Hallo para pembaca setia Kompasiana, sebelum lanjut lebih dalam lagi ada pepatah yang mengatakan tak kenal maka tak sayang, nahh disini saya akan mengenalkan diri terlebih dahulu. Perkenalkan nama saya Teofilus Yans Kristian, saya mahasiswa fakultas pertanian dan bisnis, prodi Argoteknologi, Universitas Kristen Satya Wacana (UKSW). Disini saya akan menceritakan sedikit tentang kearifan lokal bertani di daerah tempat saya tinggal. Saya berasal dari kota yang terkenal dengan kulinernya yang bernama lumpia. Ya benar saya berasal dari Kota Semarang atau ibukota dari provinsi Jawa Tengah.
Daerah kota Semarang memiliki kontur tanah yang bisa di bilang rata, karena di daerah Semarang hanya memiliki beberapa daerah pegunungan saja. Maka untuk praktek pertanian yang cocok untuk kontur tanah daerah Semarang yang rata adalah dengan cara tumpang sari atau intercropping. Tumpang sari atau intercropping merupakan salah satu cara bertani yang bisa di terapkan di lahan yang relatif rata, dimana tumpang sari menggunakan 2 jenis tanaman atau lebih yang di tanam  dalam satu petak lahan, yang bertujuan untuk memenuhi aspek-aspek pertanian berkelanjutan.
Sebelum saya ulas lagi lebih dalam, saya akan menjelaskan terlebih dahulu tentang pertanian berkelanjutan dan aspek-aspek yang menunjang pertanian keberlanjutan. Pertanian berkelanjutan atau sustainable agriculture adalah pengolahan lahan pertanian atau sumber daya yang memperhatikan penggunaan bahan organik dalam pengolahan lahan yang bertujuan untuk mempertahankan kualitas tanah agar tetap terjaga kesuburannya hingga turunan selanjutnya, serta mementingkan beberapa aspek seperti ekonomi, lingkungan, dan sosial budaya. Sama halnya dengan Tumpang sari atau intercropping yang juga mementingkan aspek-aspek tersebut seperti
Aspek Ekonomi
Dengan penggunaan metode bertani tumpang sari atau intercropping akan menambah untung penjualan karena menjual lebih dari satu komoditas pertanian, serta mengefisiensi penggunaan lahan. Selain itu juga menjamin keberlansungan pendapatan para petani yang menerapkan metode tumpang sari.
Aspek Lingkungan
Selain berdampak baik di aspek lingkungan, tumpang sari atau intercropping juga berdampak baik di aspek lingkungan seperti meningkatkan produktivitas lahan, menjaga dan meningkatkan kesuburan tanah karena penggunaan pupuk dan lahan yang efisiensi.
Aspek Sosial Budaya
Tumpang sari atau intercropping tidak hanya baik dalam aspek ekonomi dan aspek lingkungan tetapi juga baik untuk aspek sosial budaya Karena dalam pengolahan lahan dengan metode tumpang sari diperlukan kerjasama antar masyarakat petani, sehingga dapat meningkatkan tali persaudaraan dan tetap menjaga adat budaya gotong-royong.
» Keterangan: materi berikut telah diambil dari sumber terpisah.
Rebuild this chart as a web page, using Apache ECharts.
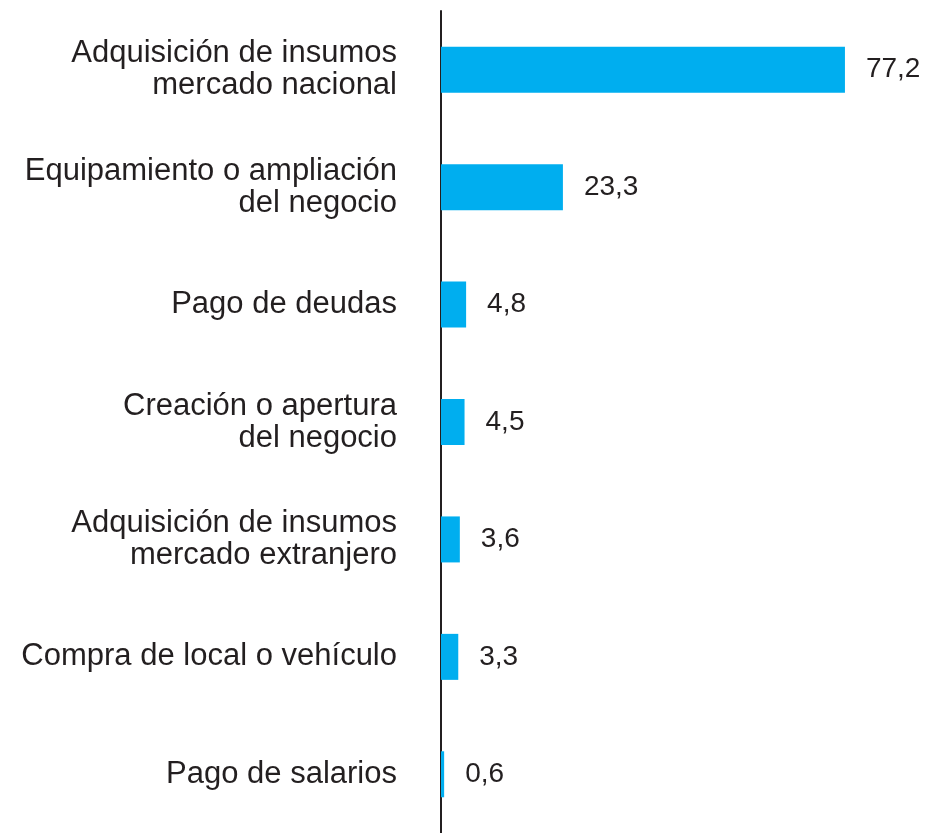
<!DOCTYPE html>
<html>
<head>
<meta charset="utf-8">
<script src="https://cdn.jsdelivr.net/npm/echarts@6/dist/echarts.min.js"></script>
<style>
  html, body { margin: 0; padding: 0; background: #fff; }
  #chart { width: 930px; height: 833px; }
</style>
</head>
<body>
<div id="chart"></div>
<script>
// categories top to bottom
const categories = [
  'Adquisición de insumos\nmercado nacional',
  'Equipamiento o ampliación\ndel negocio',
  'Pago de deudas',
  'Creación o apertura\ndel negocio',
  'Adquisición de insumos\nmercado extranjero',
  'Compra de local o vehículo',
  'Pago de salarios'
];
const values = [77.2, 23.3, 4.8, 4.5, 3.6, 3.3, 0.6];

const textColor = '#231f20';
const font = "'Liberation Sans', Arial, sans-serif";

const chart = echarts.init(document.getElementById('chart'));
chart.setOption({
  animation: false,
  grid: { left: 441, top: 11, width: 418.6, bottom: 0, containLabel: false },
  xAxis: {
    type: 'value',
    min: 0,
    max: 80,
    show: false
  },
  yAxis: {
    type: 'category',
    data: categories,
    inverse: true,
    axisLine: { show: true, lineStyle: { color: textColor, width: 2 } },
    axisTick: { show: false },
    splitLine: { show: false },
    axisLabel: {
      margin: 44,
      color: textColor,
      fontFamily: font,
      fontSize: 31,
      lineHeight: 32,
      align: 'right'
    }
  },
  series: [{
    type: 'bar',
    data: values,
    barWidth: 46,
    itemStyle: { color: '#00aeef' },
    label: {
      show: true,
      position: 'right',
      distance: 21,
      color: textColor,
      fontFamily: font,
      fontSize: 28,
      formatter: p => String(p.value).replace('.', ',')
    }
  }]
});
</script>
</body>
</html>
Didunia yang semakin berkembang pesat akan teknologinya kita harus tetap memperhatikan dan melestarikan pertanian berkelanjutan yang memiliki kearifan lokal seperti tumpang sari, agar tidak hilang digerus oleh perkembangan zaman. Karena tumpang sari memiliki manfaat yang sangat baik dari aspek ekonomi, lingkungan, bahkan sosial budaya. Jika semua petani di Indonesia menerapkan pertanian berkelanjutan yang memiliki kearifan lokal dalam usaha taninya, Â petani akan tetap menjaga kesuburan tanah/lahannya dan hasilnya masih bisa dinikmati oleh anak cucunya nantinya.